The Virginia General Assembly remained gridlocked yesterday in its special session on a new state budget. On Wednesday, Gov. Mark Warner ordered the legislature into special session, the latest round in a protracted political skirmish involving the governor, the Republican Senate (which has been even more enthusiastic about increasing taxes than Mr. Warner) and the House of Delegates, dominated by conservative Republicans.
The House voted to put income and sales tax increases to the voters on Nov. 2 — a move we encouraged and strongly endorse. The ballot measures would allow the voters to decide on whether to boost the state sales tax from 4.5 to 5.5 percent and whether to add two new higher-income tax brackets for Virginians making more than $100,000. The governor and his leading ally in the push for higher taxes, Senate Finance Committee Chairman John Chichester, are bitterly opposed to any referendum proposal. The position is not surprising, particularly in the wake of the debacle of 2002, when the governor’s proposals to increase taxes to pay for transportation projects were defeated overwhelmingly by the voters.
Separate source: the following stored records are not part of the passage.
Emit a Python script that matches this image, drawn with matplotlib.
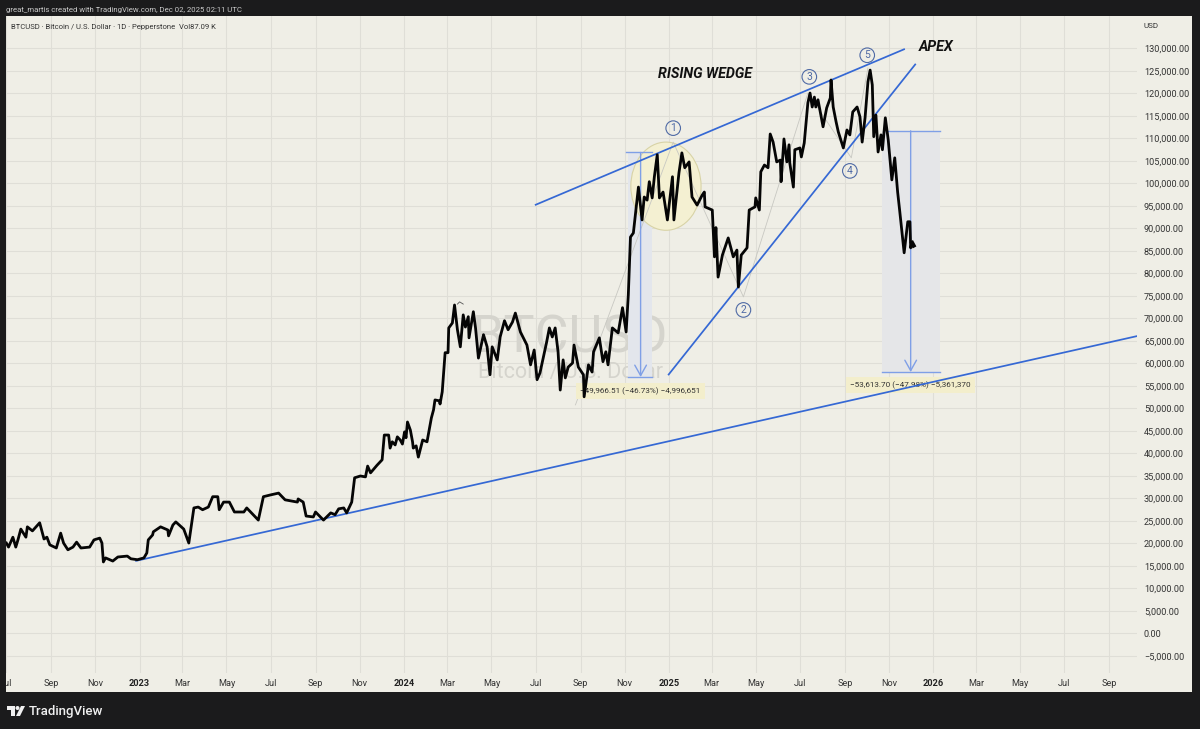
import numpy as np
import matplotlib
matplotlib.use("Agg")
import matplotlib.pyplot as plt
import matplotlib.dates as mdates
from matplotlib.patches import Ellipse, Rectangle, Polygon
from matplotlib.transforms import Bbox

# ---------- data (days since 2023-01-01, price in thousand USD) ----------
days = [-184,-181,-175,-171,-168,-164,-157,-155,-148,-138,-132,-128,-124,-115,-109,-105,-99,-92,-87,-81,-69,-63,-55,-52,-50,-47,-37,-30,-17,-12,-3,6,10,12,18,19,29,39,40,46,50,61,68,75,81,87,95,101,108,110,116,124,131,144,148,164,171,181,192,201,218,219,226,230,240,243,254,264,270,275,282,286,293,297,305,312,315,319,328,335,338,344,346,349,353,356,360,363,366,368,370,374,377,378,382,385,391,397,403,406,408,414,415,418,422,426,427,432,435,439,443,447,450,454,455,461,464,468,475,480,484,487,494,498,504,509,515,519,526,535,540,545,549,553,562,566,570,574,578,581,585,588,592,598,600,606,613,614,620,625,627,635,640,644,647,653,661,667,672,675,678,682,684,689,694,697,701,704,708,711,715,718,723,729,736,738,745,749,753,759,763,770,777,780,781,791,794,796,799,805,813,820,825,827,831,839,842,850,851,856,858,863,868,871,875,880,885,886,890,894,897,898,903,905,912,914,918,923,926,929,932,934,937,944,949,954,955,958,962,965,972,977,981,985,991,995,998,1002,1006,1009,1012,1014,1017,1020,1024,1026,1030,1034,1039,1043,1047,1050,1056,1061,1064,1065,1067,1069]
price_k = [20.1,19.2,21.4,19.2,20.8,23.2,21.4,23.7,22.8,24.6,21.0,21.4,19.7,19.0,22.3,20.1,18.6,19.2,20.3,19.0,19.2,20.8,21.2,20.1,15.9,16.8,16.1,17.0,17.2,16.6,16.4,16.8,17.9,20.8,21.9,22.6,23.7,23.0,21.7,24.1,24.8,23.2,20.1,27.9,28.1,27.5,28.1,30.4,30.4,27.5,29.2,29.2,27.0,27.0,27.9,25.2,30.4,30.8,31.2,29.7,29.2,29.9,29.2,26.1,25.9,27.0,25.2,26.8,26.4,27.7,27.9,26.8,29.2,34.6,35.0,34.8,37.2,35.7,37.4,38.6,44.1,44.1,41.2,42.6,41.9,43.7,43.0,42.1,44.8,43.5,47.0,45.2,42.6,41.2,41.7,39.2,43.0,42.6,47.9,49.7,51.9,51.7,51.0,53.7,62.4,62.4,67.9,69.0,73.0,67.5,63.7,70.8,68.1,70.4,65.7,71.5,67.9,61.2,66.4,63.7,57.5,63.7,60.8,65.9,69.5,67.5,69.2,71.2,67.0,64.1,59.7,63.0,56.4,57.9,64.6,67.9,65.9,67.9,62.6,54.1,60.8,56.8,59.2,60.1,64.1,59.2,57.5,52.6,59.7,58.1,62.6,65.7,60.4,62.6,59.7,67.9,66.8,72.4,67.0,75.2,88.1,89.0,91.9,99.2,91.9,97.0,96.3,100.4,96.8,101.5,106.4,96.8,98.1,91.9,101.5,91.9,102.4,106.8,103.5,104.8,97.0,95.2,97.4,98.1,94.8,94.1,83.7,90.2,79.2,84.1,87.9,83.7,85.2,77.0,84.1,85.7,94.1,94.8,96.8,94.1,102.6,104.1,103.5,111.0,109.2,104.8,105.2,100.4,109.9,104.8,108.6,104.6,99.2,107.5,107.9,105.9,109.0,117.9,120.1,117.0,119.2,117.0,118.6,112.6,116.8,119.0,123.0,117.0,113.7,111.5,107.9,111.9,110.8,115.9,117.0,114.8,109.2,114.6,122.6,125.2,121.9,110.4,115.2,107.0,110.8,107.5,114.6,109.7,100.8,105.7,98.1,93.7,84.6,91.5,91.5,85.7,86.8,86.2]

support_days, support_k = [-6, 1378], [16.1, 66.1]
upper_days, upper_k = [546, 1057], [95.2, 129.9]
lower_days, lower_k = [730, 1072], [57.4, 126.6]
wave_days = [602, 737, 834, 923, 983, 1006]
wave_k = [50.8, 109.2, 74.8, 120.1, 105.7, 125.7]
wave_labels = ["1", "2", "3", "4", "5"]
wave_label_days = [737, 834, 925, 981, 1005]
wave_label_k = [112.3, 71.9, 123.7, 102.8, 128.5]
caret_days, caret_k = [439, 442, 447], [73.2, 73.7, 73.2]

price_ticks = list(range(-5000, 130001, 5000))
tick_dates = ["2022-07-01","2022-09-01","2022-11-01","2023-01-01","2023-03-01","2023-05-01","2023-07-01","2023-09-01","2023-11-01","2024-01-01","2024-03-01","2024-05-01","2024-07-01","2024-09-01","2024-11-01","2025-01-01","2025-03-01","2025-05-01","2025-07-01","2025-09-01","2025-11-01","2026-01-01","2026-03-01","2026-05-01","2026-07-01","2026-09-01"]
tick_names = ["Jul","Sep","Nov","2023","Mar","May","Jul","Sep","Nov","2024","Mar","May","Jul","Sep","Nov","2025","Mar","May","Jul","Sep","Nov","2026","Mar","May","Jul","Sep"]

# ---------- style ----------
W, H = 1200, 729
DARK = "#1b1b1c"; PANEL = "#efeee6"; GRID = "#dfded7"; BLUE = "#3568d4"; MEAS = "#7f9fe6"
TXT = "#333333"; NODE = "#4f6aa5"
plt.rcParams["font.family"] = ["Roboto", "DejaVu Sans"]

base = mdates.date2num(np.datetime64("2023-01-01"))
X = lambda d: base + np.asarray(d, dtype=float)
fig = plt.figure(figsize=(W/100, H/100), dpi=100, facecolor=DARK)
px = lambda x0, y0, x1, y1: [x0/W, 1-y1/H, (x1-x0)/W, (y1-y0)/H]

fig.patches.append(Rectangle((6/W, 1-692/H), 1186/W, 676/H, transform=fig.transFigure, fc=PANEL, ec="none", zorder=-5))
ax = fig.add_axes(px(6, 16, 1137, 673), facecolor=PANEL)
ax.set_xlim(X(-184.5), X(1377.6))
ax.set_ylim(-8.78, 137.22)
for s in ax.spines.values():
    s.set_visible(False)
ax.set_axisbelow(True)
ax.grid(True, color=GRID, lw=0.8)

ax.yaxis.tick_right()
ax.set_yticks([p/1000 for p in price_ticks])
ax.set_yticklabels([f"{p:,.2f}".replace("-", "\u2212") for p in price_ticks], fontsize=6.6, color=TXT)
ax.set_xticks(mdates.date2num(np.array(tick_dates, dtype="datetime64[D]")))
ax.set_xticklabels(tick_names, fontsize=6.6, color=TXT)
ax.tick_params(axis="both", length=0)
ax.tick_params(axis="y", pad=5)
ax.tick_params(axis="x", pad=4.5)
for lab, name in zip(ax.get_xticklabels(), tick_names):
    if name.isdigit():
        lab.set_fontweight("bold"); lab.set_color("#222222")
first = ax.get_xticklabels()[0]
first.set_clip_box(Bbox([[6, 0], [60, H]]))
first.set_clip_on(True)

# watermark
ax.text(X(595), 65.6, "BTCUSD", fontsize=37.5, color="#d5d4cd", ha="center", va="center", zorder=1)
ax.text(X(595), 58.0, "Bitcoin / U.S. Dollar", fontsize=15.5, color="#d5d4cd", ha="center", va="center", zorder=1)

# measure tools
def measure(d0, d1, dmid, top, bottom, line0, shade, label, ldays, lk):
    ax.add_patch(Rectangle((X(d0), bottom), d1-d0, top-bottom, fc=shade, ec="none", zorder=1.5))
    ax.plot(X([line0, d1]), [top, top], color=MEAS, lw=1.0, zorder=3)
    ax.plot(X([d0, d1]), [bottom, bottom], color=MEAS, lw=1.0, zorder=3)
    ax.annotate("", xy=(X(dmid), bottom), xytext=(X(dmid), top), zorder=3,
                arrowprops=dict(arrowstyle="->,head_width=0.42,head_length=0.75", color=MEAS, lw=1.0, shrinkA=0, shrinkB=0))
    ax.text(X(ldays), lk, label, fontsize=5.9, color=TXT, ha="center", va="center", zorder=2.5,
            bbox=dict(fc="#f3eecc", ec="none", boxstyle="square,pad=0.55"))

measure(674, 708, 692, 106.9, 57.0, 672, "#e3e6ec",
        "\u221249,966.51 (\u221246.73%) \u22124,996,651", 692, 53.9)
measure(1026, 1105, 1065, 111.7, 58.1, 1033, "#e5e6e8",
        "\u221253,613.70 (\u221247.98%) \u22125,361,370", 1065, 55.2)

# highlighted ellipse
ax.add_patch(Ellipse((X(727), 99.4), 97, 19.6, fc="#f4f0d2", ec="#d8d3a6", lw=0.8, zorder=1.8))

# wave lines and labels
ax.plot(X(wave_days), wave_k, color="#c8c8c2", lw=0.6, zorder=2)
ax.plot(X(caret_days), caret_k, color="#555555", lw=0.6, zorder=2)
for lbl, d, k in zip(wave_labels, wave_label_days, wave_label_k):
    ax.text(X(d), k, lbl, fontsize=7.5, color=NODE, ha="center", va="center", zorder=5,
            bbox=dict(boxstyle="circle,pad=0.22", fc="none", ec=NODE, lw=0.8))

# trend lines
for dd, kk in [(support_days, support_k), (upper_days, upper_k), (lower_days, lower_k)]:
    ax.plot(X(dd), kk, color=BLUE, lw=1.25, zorder=3.5, solid_capstyle="butt")

# price
ax.plot(X(days), price_k, color="#050505", lw=2.0, zorder=4, solid_joinstyle="round")
ax.plot(X(days[-2:]), price_k[-2:], color="#050505", lw=3, zorder=4)

# annotations
ax.text(X(781), 124.4, "RISING WEDGE", fontsize=10.3, fontweight="bold", style="italic", color="#111111", ha="center", va="center", zorder=5)
ax.text(X(1100), 130.4, "APEX", fontsize=10.3, fontweight="bold", style="italic", color="#111111", ha="center", va="center", zorder=5)

# chrome texts (pixel placed)
t = lambda x, y, s, **kw: fig.text(x/W, 1-y/H, s, va="center", **kw)
t(6, 10, "great_martis created with TradingView.com, Dec 02, 2025 02:11 UTC", fontsize=5.6, color="#c9c9c9")
t(11, 26.5, "BTCUSD \u00b7 Bitcoin / U.S. Dollar \u00b7 1D \u00b7 Pepperstone  Vol87.09 K", fontsize=5.5, color=TXT)
t(1144, 26.5, "USD", fontsize=5.8, color=TXT)
t(29, 711, "TradingView", fontsize=9.5, color="#f0f0f0", fontweight="medium")

# logo
logo = fig.add_axes(px(7, 706, 25, 716)); logo.set_xlim(0, 18); logo.set_ylim(10, 0); logo.axis("off")
logo.add_patch(Polygon([(0,0),(8,0),(8,10),(4,10),(4,4),(0,4)], fc="#f0f0f0", ec="none"))
logo.add_patch(Ellipse((10.5,2), 4, 4, fc="#f0f0f0", ec="none"))
logo.add_patch(Polygon([(14,0),(18,0),(13,10),(9,10)], fc="#f0f0f0", ec="none"))

fig.savefig("out.png", dpi=100, facecolor=DARK)
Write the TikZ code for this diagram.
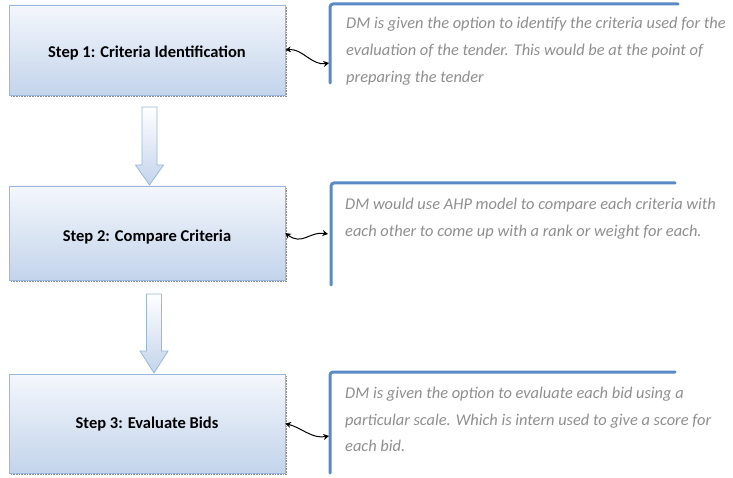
\documentclass[tikz,border=0pt]{standalone}
\usepackage{fontspec}
\setmainfont{Carlito}
\usetikzlibrary{arrows.meta}
\definecolor{boxedge}{HTML}{9AB8DC}
\definecolor{boxtop}{HTML}{F4F7FC}
\definecolor{boxbot}{HTML}{C3D4EB}
\definecolor{calloutline}{HTML}{5A8AC6}
\definecolor{notetext}{HTML}{8E8E8E}
\definecolor{shadowgray}{HTML}{8C8C8C}
% label lowered by #1 below the box centre, taking no height of its own
\newcommand\steplabel[2]{\raisebox{-#1}[0pt][0pt]{#2}}
\begin{document}
\begin{tikzpicture}[x=1pt,y=-1pt,
  stepbox/.style={draw=boxedge, line width=0.8pt, top color=boxtop, bottom color=boxbot,
    minimum width=276pt, inner sep=0pt, font=\bfseries\fontsize{16.5}{18}\selectfont},
  boxshadow/.style={draw=shadowgray, line width=1.6pt, dash pattern=on 0.8pt off 0.8pt},
  flowarrow/.style={draw=boxedge, line width=0.8pt, top color=white, bottom color=boxbot},
  bracket/.style={draw=calloutline, line width=3pt, line cap=round, rounded corners=3pt},
  note/.style={anchor=north west, align=left, inner sep=0pt, text=notetext,
    font=\itshape\fontsize{16.4}{26.5}\selectfont},
  link/.style={{Stealth[length=5.5pt,width=6pt]}-{Stealth[length=5.5pt,width=6pt]},
    line width=1pt, black}]
\useasboundingbox (0,0) rectangle (733,478);

% step boxes with their dotted drop shadows
\foreach \t/\b in {5/95, 186/280, 374/473} {
  \draw[boxshadow] (11,\b+1.5) -- (286.5,\b+1.5) -- (286.5,\t+2);
}
\node[stepbox, minimum height=90pt] (s1) at (147,50) {\steplabel{8pt}{Step 1: Criteria Identification}};
\node[stepbox, minimum height=94pt] (s2) at (147,233) {\steplabel{8.3pt}{Step 2: Compare Criteria}};
\node[stepbox, minimum height=99pt] (s3) at (147,423.5) {\steplabel{5pt}{Step 3: Evaluate Bids}};

% block arrows between the steps
\newcommand\blockarrow[4]{% centre x, top, neck, tip
  \path[flowarrow] (#1-7.5,#2) -- (#1+7.5,#2) -- (#1+7.5,#3) -- (#1+14,#3)
    -- (#1,#4) -- (#1-14,#3) -- (#1-7.5,#3) -- cycle;}
\blockarrow{149.5}{107}{165}{185}
\blockarrow{154}{294}{351}{373}

% callout brackets
\draw[bracket] (330,83) -- (330,4) -- (678,4);
\draw[bracket] (331,285) -- (331,183) -- (675,183);
\draw[bracket] (330,473) -- (330,372) -- (675,372);

% callout texts
\node[note, font=\itshape\fontsize{16.4}{27}\selectfont] (n1) at (346,17)
  {DM is given the option to identify the criteria used for the\\
  evaluation of the tender. This would be at the point of\\ preparing the tender};
\node[note] (n2) at (345,198) {DM would use AHP model to compare each criteria with\\
  each other to come up with a rank or weight for each.};
\node[note] (n3) at (345,387) {DM is given the option to evaluate each bid using a\\
  particular scale. Which is intern used to give a score for\\ each bid.};

% links between steps and callouts
\coordinate (k1) at (329,63);
\coordinate (k2) at (328,234);
\coordinate (k3) at (329,436);
\draw[link] (s1.east) .. controls (302,48) and (312,66) .. (k1);
\draw[link] (s2.east) .. controls (302,246) and (310,231) .. (k2);
\draw[link] (s3.east) .. controls (302,428) and (312,439) .. (k3);
\end{tikzpicture}
\end{document}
In recent days, Mr. Warner, who has wanted to raise taxes by roughly $1 billion over two years, has criticized as excessive Mr. Chichester’s proposal, passed by the Senate, to enact a tax increase nearly four times as large. On Wednesday, the Senate trimmed its increase from approximately $3.8 billion to $2.2 billion. The question is whether this represents genuine progress or simply a continuing effort by Mr. Chichester and his Senate colleagues to play bad cop to Mr. Warner’s good cop. By doing so, the senators (some of whom may be retiring soon) would try to increase pressure on the House of Delegates to acquiesce to Mr. Warner’s less costly but deeply flawed tax-increase plan.
Mr. Warner and his Senate allies should end the political game-playing and let the voters decide on taxes.